Especialmente em 2016, embora o crescimento seja já anterior, pelos pedidos de informação prévia recebidos em 2015 vemos isso.Para ver o aumento de licenciamentos e investimentos é só dar uma volta pela cidade e comparar pelos guindastes, estaleiros e andaimes em zonas antigas. Há objetivamente um investimento de proprietários e especialmente de investidores, alguns fortes na cidade e outros novos que vieram agora, incluindo de industriais que passaram a atuar área imobiliária. No que se vê nos processos em tramitação, temos um crescimento muito relevante no município com concentração mais forte na cidade, mas em outras áreas também.
Existe risco de se estar perante uma bolha imobiliária ?
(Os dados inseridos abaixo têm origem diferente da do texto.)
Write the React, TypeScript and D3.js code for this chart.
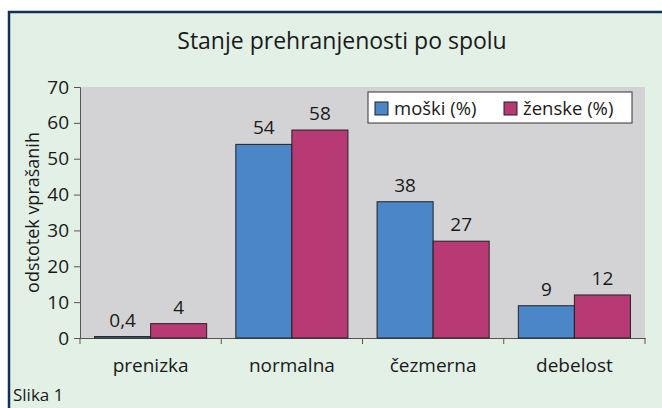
import React, { useRef, useEffect } from 'react';
import * as d3 from 'd3';

const categories = ['prenizka', 'normalna', 'čezmerna', 'debelost'];
const moski = [0.4, 54, 38, 9];
const zenske = [4, 58, 27, 12];
const valueLabels = [
  ['0,4', '54', '38', '9'],
  ['4', '58', '27', '12'],
];
const seriesNames = ['moški (%)', 'ženske (%)'];
const yTicks = [0, 10, 20, 30, 40, 50, 60, 70];

const colors = ['#4a86c8', '#b83a74'];
const font = '"Open Sans", "Noto Sans", sans-serif';

const App: React.FC = () => {
  const svgRef = useRef<SVGSVGElement | null>(null);

  useEffect(() => {
    if (!svgRef.current) return;
    const W = 662;
    const H = 408;
    const svg = d3.select(svgRef.current);
    svg.selectAll('*').remove();
    svg.attr('width', W).attr('height', H).style('background', '#fff');

    // frame
    svg.append('rect').attr('x', 9).attr('y', 12).attr('width', W).attr('height', H)
      .attr('fill', '#e2f0e6').attr('stroke', '#12315a').attr('stroke-width', 2.5);

    svg.append('text').attr('x', 342).attr('y', 49).attr('text-anchor', 'middle')
      .style('font-family', font).style('font-size', '23px').attr('fill', '#1a1a1a')
      .text('Stanje prehranjenosti po spolu');

    const left = 80, right = 645, top = 87, bottom = 338;
    const x = d3.scaleBand().domain(categories).range([left, right]).paddingInner(0).paddingOuter(0);
    const xs = d3.scaleBand().domain(['0', '1']).range([0, x.bandwidth()]).paddingInner(0).paddingOuter(0.26);
    const y = d3.scaleLinear().domain([0, 70]).range([bottom, top]);

    svg.append('rect').attr('x', left).attr('y', top).attr('width', right - left).attr('height', bottom - top)
      .attr('fill', '#d3d3d5');

    // y axis
    const yAxis = d3.axisLeft(y).tickValues(yTicks).tickSize(6).tickPadding(5).tickFormat(d3.format('d'));
    const yg = svg.append('g').attr('transform', `translate(${left},0)`).call(yAxis);
    yg.selectAll('path,line').attr('stroke', '#555');
    yg.selectAll('text').style('font-family', font).style('font-size', '19px').attr('fill', '#1a1a1a');

    // x axis
    const xAxis = d3.axisBottom(x).tickSize(0).tickPadding(21);
    const xg = svg.append('g').attr('transform', `translate(0,${bottom})`).call(xAxis);
    xg.select('.domain').attr('stroke', '#555');
    xg.selectAll('text').style('font-family', font).style('font-size', '19px').attr('fill', '#1a1a1a');
    xg.selectAll('.boundary')
      .data([...categories.map((c) => x(c)!), right])
      .enter()
      .append('line')
      .attr('x1', (d) => d).attr('x2', (d) => d).attr('y1', 0).attr('y2', 6).attr('stroke', '#555');

    const series = [moski, zenske];
    series.forEach((vals, si) => {
      const g = svg.append('g');
      g.selectAll('rect')
        .data(vals)
        .enter()
        .append('rect')
        .attr('x', (_, i) => x(categories[i])! + xs(String(si))!)
        .attr('y', (d) => y(d))
        .attr('width', xs.bandwidth())
        .attr('height', (d) => bottom - y(d))
        .attr('fill', colors[si])
        .attr('stroke', '#222')
        .attr('stroke-width', 1);
      g.selectAll('text')
        .data(vals)
        .enter()
        .append('text')
        .attr('x', (_, i) => x(categories[i])! + xs(String(si))! + xs.bandwidth() / 2)
        .attr('y', (d) => y(d) - 10)
        .attr('text-anchor', 'middle')
        .style('font-family', font).style('font-size', '19px').attr('fill', '#1a1a1a')
        .text((_, i) => valueLabels[si][i]);
    });

    // y axis title
    svg.append('text')
      .attr('transform', `translate(39,${(top + bottom) / 2}) rotate(-90)`)
      .attr('text-anchor', 'middle')
      .style('font-family', font).style('font-size', '18px').attr('fill', '#1a1a1a')
      .text('odstotek vprašanih');

    // legend
    const lg = svg.append('g').attr('transform', 'translate(368,92)');
    lg.append('rect').attr('width', 264).attr('height', 31).attr('fill', '#fff').attr('stroke', '#333');
    const offs = [7, 136];
    seriesNames.forEach((n, i) => {
      lg.append('rect').attr('x', offs[i]).attr('y', 10).attr('width', 13).attr('height', 13)
        .attr('fill', colors[i]).attr('stroke', '#222');
      lg.append('text').attr('x', offs[i] + 19).attr('y', 23)
        .style('font-family', font).style('font-size', '18.5px').attr('fill', '#1a1a1a').text(n);
    });

    svg.append('text').attr('x', 13).attr('y', 401)
      .style('font-family', font).style('font-size', '17px').attr('fill', '#1a1a1a').text('Slika 1');
  }, []);

  return <svg ref={svgRef} style={{ position: 'absolute', left: 0, top: 0, display: 'block' }} />;
};

export default App;
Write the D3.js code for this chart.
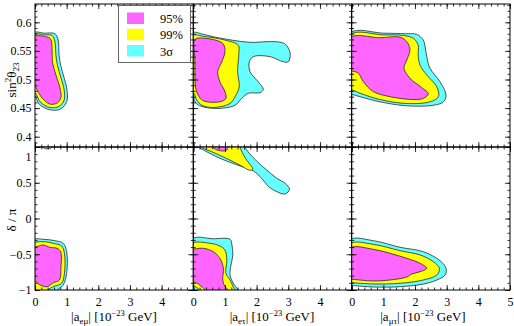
<!DOCTYPE html>
<html><head><meta charset="utf-8">
<script src="https://cdn.jsdelivr.net/npm/d3@7"></script>
<style>
body{margin:0;background:#fff;}
svg, svg text{font-family:"Liberation Serif","DejaVu Serif",serif !important;}
svg{display:block;}
</style></head><body>
<svg id="chart" width="514" height="326"></svg>
<script>
// ---------- data ----------
const xDomain = [0, 5];
const sinDomain = [0.382, 0.632];
const deltaDomain = [-1, 1];

const xTickLabelsA = [0, 1, 2, 3, 4];
const xTickLabelsC = [0, 1, 2, 3, 4, 5];
const sinTicks = [0.4, 0.45, 0.5, 0.55, 0.6];
const sinTickLabels = ["0.4", "0.45", "0.5", "0.55", "0.6"];
const deltaTicks = [-1, -0.5, 0, 0.5, 1];
const deltaTickLabels = ["\u22121", "\u22120.5", "0", "0.5", "1"];
const legendLabels = ["95%", "99%", "3\u03c3"];

// |a_eμ| vs sin²θ23
const emuSin3s = [[-0.05,0.581],[0.3,0.581],[0.63,0.580],[0.73,0.569],[0.76,0.543],[0.81,0.525],[0.92,0.503],[1.01,0.482],[1.0,0.461],[0.79,0.448],[0.47,0.447],[0.13,0.457],[0.0,0.471],[-0.05,0.472]];
const emuSin99 = [[-0.05,0.578],[0.3,0.578],[0.54,0.577],[0.63,0.566],[0.66,0.543],[0.71,0.525],[0.82,0.503],[0.92,0.482],[0.92,0.464],[0.76,0.453],[0.47,0.451],[0.16,0.461],[0.02,0.476],[-0.05,0.478]];
const emuSin95 = [[-0.05,0.574],[0.32,0.575],[0.49,0.571],[0.54,0.552],[0.55,0.531],[0.66,0.508],[0.79,0.485],[0.82,0.469],[0.70,0.459],[0.47,0.457],[0.22,0.468],[0.06,0.482],[0.0,0.489],[-0.05,0.49]];

// |a_eτ| vs sin²θ23
const etauSin3s = [[-0.05,0.581],[0.32,0.579],[0.69,0.574],[1.79,0.565],[2.27,0.566],[2.64,0.566],[2.90,0.562],[3.06,0.546],[3.0,0.531],[2.84,0.531],[2.42,0.540],[1.90,0.540],[1.77,0.531],[1.79,0.514],[2.05,0.496],[2.21,0.483],[2.11,0.477],[1.74,0.476],[1.53,0.467],[1.32,0.455],[0.95,0.450],[0.53,0.450],[0.21,0.454],[0.05,0.461],[0,0.470],[-0.05,0.471]];
const etauSin99 = [[-0.05,0.576],[0.37,0.575],[1.0,0.569],[1.42,0.560],[1.44,0.546],[1.40,0.514],[1.45,0.487],[1.32,0.470],[1.16,0.458],[0.63,0.451],[0.27,0.455],[0.11,0.464],[0.02,0.476],[-0.05,0.478]];
const etauSin95 = [[0.05,0.570],[0.37,0.572],[0.93,0.563],[1.0,0.549],[0.90,0.531],[0.77,0.514],[0.84,0.496],[1.0,0.479],[1.03,0.467],[0.84,0.461],[0.31,0.463],[0.15,0.473],[0.07,0.487],[0.05,0.534]];

// |a_μτ| vs sin²θ23
const mutauSin3s = [[-0.05,0.581],[1.0,0.581],[1.7,0.580],[2.05,0.579],[2.26,0.569],[2.32,0.557],[2.37,0.540],[2.47,0.520],[2.79,0.496],[2.98,0.473],[2.90,0.461],[2.58,0.455],[1.74,0.454],[0.89,0.461],[0.26,0.470],[0,0.474],[-0.05,0.474]];
const mutauSin99 = [[-0.05,0.578],[1.0,0.578],[1.63,0.577],[1.95,0.572],[2.10,0.560],[2.10,0.543],[2.16,0.525],[2.37,0.508],[2.69,0.487],[2.74,0.470],[2.47,0.461],[1.74,0.458],[0.89,0.465],[0.26,0.476],[0,0.482],[-0.05,0.482]];
const mutauSin95 = [[-0.05,0.573],[0.89,0.573],[1.53,0.574],[1.74,0.566],[1.84,0.552],[1.74,0.534],[1.65,0.520],[1.84,0.502],[2.21,0.486],[2.42,0.475],[2.26,0.467],[1.95,0.465],[1.21,0.470],[0.68,0.479],[0.37,0.496],[0.21,0.511],[0,0.515],[-0.05,0.515]];

// |a_eμ| vs δ/π
const emuDel3s = [[-0.05,-0.30],[0.26,-0.291],[0.63,-0.310],[0.89,-0.347],[1.0,-0.464],[1.0,-0.766],[0.89,-0.930],[0.70,-1.0],[0.6,-1.05],[-0.05,-1.05]];
const emuDel99 = [[-0.05,-0.357],[0.26,-0.324],[0.58,-0.347],[0.84,-0.385],[0.93,-0.487],[0.93,-0.766],[0.84,-0.906],[0.58,-0.952],[0.40,-1.0],[0.3,-1.04],[-0.05,-1.04]];
const emuDel95 = [[-0.05,-0.394],[0.05,-0.394],[0.26,-0.371],[0.47,-0.403],[0.69,-0.417],[0.81,-0.464],[0.82,-0.674],[0.77,-0.860],[0.58,-0.898],[0.37,-0.954],[0.16,-0.930],[0.03,-0.884],[-0.05,-0.88]];
const emuDelTop3s = [[0.25,1.03],[0.54,1.03],[0.5,0.985],[0.38,0.975],[0.28,0.985]];

// |a_eτ| vs δ/π
const etauDelUp3s = [[0.10,1.05],[1.63,1.05],[1.63,1.0],[2.0,0.804],[2.32,0.678],[2.64,0.562],[2.90,0.492],[3.04,0.408],[2.90,0.343],[2.64,0.375],[2.38,0.445],[2.27,0.501],[2.06,0.608],[1.85,0.678],[1.48,0.734],[0.84,0.842],[0.32,0.958],[0.16,1.0]];
const etauDelUp99 = [[0.25,1.05],[1.5,1.05],[1.48,1.0],[1.65,0.84],[1.88,0.69],[1.78,0.675],[1.5,0.74],[1.0,0.85],[0.6,0.93],[0.3,0.985],[0.25,1.0]];
const etauDelUp95 = [[0.6,1.05],[1.1,1.05],[1.1,1.0],[1.05,0.955],[0.9,0.945],[0.72,0.965],[0.62,1.0]];
const etauDelLo3s = [[-0.05,-0.291],[0.63,-0.283],[1.16,-0.291],[1.22,-0.371],[1.25,-0.510],[1.19,-0.650],[1.16,-0.790],[1.26,-0.902],[1.41,-1.0],[1.45,-1.05],[0.1,-1.05],[0.05,-1.0],[-0.05,-0.97]];
const etauDelLo99 = [[-0.05,-0.357],[0.53,-0.347],[0.84,-0.385],[1.0,-0.441],[1.06,-0.580],[1.03,-0.766],[1.16,-0.860],[1.26,-0.954],[1.32,-1.0],[1.35,-1.05],[0.25,-1.05],[0.2,-1.0],[0.0,-0.94],[-0.05,-0.94]];
const etauDelLo95 = [[-0.05,-0.43],[0.05,-0.425],[0.32,-0.417],[0.63,-0.464],[0.84,-0.557],[0.95,-0.697],[0.93,-0.860],[1.0,-0.954],[1.11,-1.0],[1.14,-1.05],[0.45,-1.05],[0.38,-1.0],[0.1,-0.9],[-0.05,-0.88]];

// |a_μτ| vs δ/π
const mutauDel3s = [[-0.05,-0.301],[0.68,-0.310],[1.53,-0.403],[2.26,-0.464],[2.79,-0.590],[2.98,-0.697],[2.95,-0.790],[2.69,-0.860],[2.26,-0.917],[1.53,-0.954],[0.68,-0.958],[0,-0.937],[-0.05,-0.937]];
const mutauDel99 = [[-0.05,-0.357],[0.68,-0.361],[1.53,-0.450],[2.16,-0.510],[2.58,-0.604],[2.77,-0.697],[2.69,-0.790],[2.26,-0.860],[1.53,-0.906],[0.68,-0.916],[0,-0.898],[-0.05,-0.898]];
const mutauDel95 = [[-0.05,-0.417],[0.68,-0.431],[1.21,-0.487],[1.74,-0.557],[2.16,-0.627],[2.37,-0.697],[2.16,-0.744],[1.90,-0.776],[1.74,-0.818],[1.21,-0.860],[0.68,-0.874],[0,-0.850],[-0.05,-0.85]];

// ---------- layout ----------
const FONT = "Liberation Serif, DejaVu Serif, serif";
const colX = [35, 193.3, 351.7], panelW = 158.3;
const rowY = [4, 147], panelH = 143;
const fills = {c3: "#66ffff", c99: "#ffff00", c95: "#ff66ff"};
const xTitleCenters = [114, 272, 423];
const xSubs = ["e\u03bc", "e\u03c4", "\u03bc\u03c4"];

const panels = [
  {col:0,row:0,regions:[[emuSin3s,"c3"],[emuSin99,"c99"],[emuSin95,"c95"]]},
  {col:1,row:0,regions:[[etauSin3s,"c3"],[etauSin99,"c99"],[etauSin95,"c95"]]},
  {col:2,row:0,regions:[[mutauSin3s,"c3"],[mutauSin99,"c99"],[mutauSin95,"c95"]]},
  {col:0,row:1,regions:[[emuDel3s,"c3"],[emuDel99,"c99"],[emuDel95,"c95"],[emuDelTop3s,"c3"]]},
  {col:1,row:1,regions:[[etauDelUp3s,"c3"],[etauDelUp99,"c99"],[etauDelUp95,"c95"],[etauDelLo3s,"c3"],[etauDelLo99,"c99"],[etauDelLo95,"c95"]]},
  {col:2,row:1,regions:[[mutauDel3s,"c3"],[mutauDel99,"c99"],[mutauDel95,"c95"]]}
];

const svg = d3.select("#chart");
const defs = svg.append("defs");

const xMinor = d3.range(0, 5.0001, 0.2);
const xMajor = d3.range(0, 5.0001, 1);
const sinMinor = d3.range(0.39, 0.6301, 0.01);
const deltaMinor = d3.range(-1, 1.0001, 0.1);

function styleAxis(g){
  g.select(".domain").remove();
  g.selectAll("line").attr("stroke","#000").attr("stroke-width",0.8);
}

panels.forEach((p,i)=>{
  const x0 = colX[p.col], y0 = rowY[p.row];
  const x = d3.scaleLinear().domain(xDomain).range([x0, x0+panelW]);
  const y = d3.scaleLinear().domain(p.row===0?sinDomain:deltaDomain).range([y0+panelH, y0]);
  const clipId = "clip"+i;
  defs.append("clipPath").attr("id",clipId).append("rect")
    .attr("x",x0).attr("y",y0).attr("width",panelW).attr("height",panelH);
  const line = d3.line().x(d=>x(d[0])).y(d=>y(d[1])).curve(d3.curveCatmullRomClosed.alpha(0.5));
  const g = svg.append("g").attr("clip-path",`url(#${clipId})`);
  g.selectAll("path").data(p.regions).join("path")
    .attr("d",d=>line(d[0]))
    .attr("fill",d=>fills[d[1]])
    .attr("stroke","#2a2a2a").attr("stroke-width",0.8);

  const yMinor = p.row===0?sinMinor:deltaMinor;
  const yMajor = p.row===0?sinTicks:deltaTicks;
  [[xMinor,2.5],[xMajor,5]].forEach(([vals,len])=>{
    svg.append("g").attr("transform",`translate(0,${y0+panelH})`)
      .call(d3.axisBottom(x).tickValues(vals).tickSize(-len).tickFormat("")).call(styleAxis);
    svg.append("g").attr("transform",`translate(0,${y0})`)
      .call(d3.axisTop(x).tickValues(vals).tickSize(-len).tickFormat("")).call(styleAxis);
  });
  [[yMinor,2.5],[yMajor,5]].forEach(([vals,len])=>{
    svg.append("g").attr("transform",`translate(${x0},0)`)
      .call(d3.axisLeft(y).tickValues(vals).tickSize(-len).tickFormat("")).call(styleAxis);
    svg.append("g").attr("transform",`translate(${x0+panelW},0)`)
      .call(d3.axisRight(y).tickValues(vals).tickSize(-len).tickFormat("")).call(styleAxis);
  });
  svg.append("rect").attr("x",x0).attr("y",y0).attr("width",panelW).attr("height",panelH)
    .attr("fill","none").attr("stroke","#000").attr("stroke-width",1);

  if (p.col===0){
    const labs = p.row===0?sinTickLabels:deltaTickLabels;
    const ya = svg.append("g").attr("transform",`translate(${x0},0)`)
      .call(d3.axisLeft(y).tickValues(yMajor).tickSize(0).tickPadding(3.5)
        .tickFormat((d,k)=>labs[k]));
    ya.select(".domain").remove();
    ya.attr("font-family",FONT).attr("font-size",12);
    ya.selectAll("text").attr("font-family",FONT).attr("font-size",12).attr("fill","#000");
    if (p.row===1){
      ya.selectAll("text").filter(d=>d===1).attr("dy","1.1em");
    }
  }
  if (p.row===1){
    const labs = p.col===2?xTickLabelsC:xTickLabelsA;
    const xa = svg.append("g").attr("transform",`translate(0,${y0+panelH})`)
      .call(d3.axisBottom(x).tickValues(labs).tickSize(0).tickPadding(7.5).tickFormat(d=>String(d)));
    xa.select(".domain").remove();
    xa.attr("font-family",FONT).attr("font-size",12);
    xa.selectAll("text").attr("font-family",FONT).attr("font-size",12).attr("fill","#000");
    const t = svg.append("text").attr("x",xTitleCenters[p.col]).attr("y",321)
      .attr("text-anchor","middle").attr("font-family",FONT).attr("font-size",13).attr("fill","#000");
    t.append("tspan").text("|a");
    t.append("tspan").attr("font-size",9).attr("dy",3).text(xSubs[p.col]);
    t.append("tspan").attr("dy",-3).text("| [10");
    t.append("tspan").attr("font-size",8.5).attr("dy",-5).text("\u221223");
    t.append("tspan").attr("dy",5).text(" GeV]");
  }
});

const t1 = svg.append("text").attr("transform","translate(16,80) rotate(-90)")
  .attr("text-anchor","middle").attr("font-family",FONT).attr("font-size",13).attr("fill","#000");
t1.append("tspan").text("sin");
t1.append("tspan").attr("font-size",9).attr("dy",-5).text("2");
t1.append("tspan").attr("dy",5).text("\u03b8");
t1.append("tspan").attr("font-size",9).attr("dy",3).text("23");
svg.append("text").attr("transform","translate(16,220) rotate(-90)")
  .attr("text-anchor","middle").attr("font-family",FONT).attr("font-size",13).attr("fill","#000").text("\u03b4 / \u03c0");

const lg = svg.append("g");
lg.append("rect").attr("x",118.5).attr("y",5.5).attr("width",72).attr("height",57)
  .attr("fill","#fff").attr("stroke","#666").attr("stroke-width",1);
const legKeys = ["c95","c99","c3"];
const legY = d3.scalePoint().domain(legKeys).range([12.5,45]);
lg.selectAll("rect.sw").data(legKeys).join("rect").attr("class","sw")
  .attr("x",127).attr("y",d=>legY(d)).attr("width",17).attr("height",11.5)
  .attr("fill",d=>fills[d]);
lg.selectAll("text").data(legKeys).join("text")
  .attr("x",160).attr("y",d=>legY(d)+10.5).attr("font-family",FONT).attr("font-size",12.5).attr("fill","#000")
  .text((d,k)=>legendLabels[k]);
</script>
</body></html>
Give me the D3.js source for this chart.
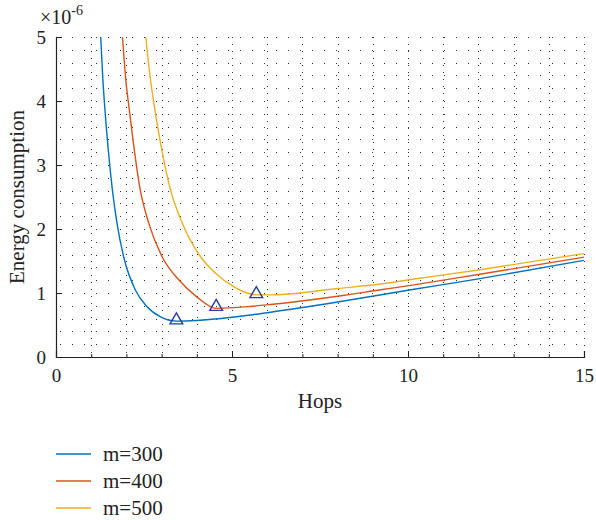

Não acho, é uma nova atitude depois de uma fase que era construir de novo, para as periferias dos centros urbanos. Agora é moda valorizar os centros urbanos históricos, o que resulta dos incentivos para a reabilitação. Numa cidade como Aveiro o crescimento forte do turismo, que está no seu terceiro ano, tem um contributo relevante, somando a nossa pressão para obras de conservação em prédios degradados, mais de 300 identificados, que estão em mau estado. Houve uma reação, os donos foram para o restauro, para instalar comércio, serviços, para estudantes estrangeiros do Erasmus, que pagam mais.
Os incentivos pesam ?
R – Assistimos a uma conjugação de factores que é uma lógica positiva, além disso passámos a ser um município bem gerido e com lógica positiva de investimento público que incentiva os privados. Temos incentivos em sede de IMI, IMT e taxas ao dispor: Falta o IFRRU (Instrumento Financeiro para a Reabilitação e Revitalização Urbana), em fase de formalização pelo Governo.
E pressão de senhorios sobre inquilinos ?
Existem rendas antigas muito baixas, mas globalmente não é um problema como acontece entre senhorios e inquilinos em Lisboa e Porto – algumas situações dessa haverão naturalmente, mas não são problemáticas em Aveiro.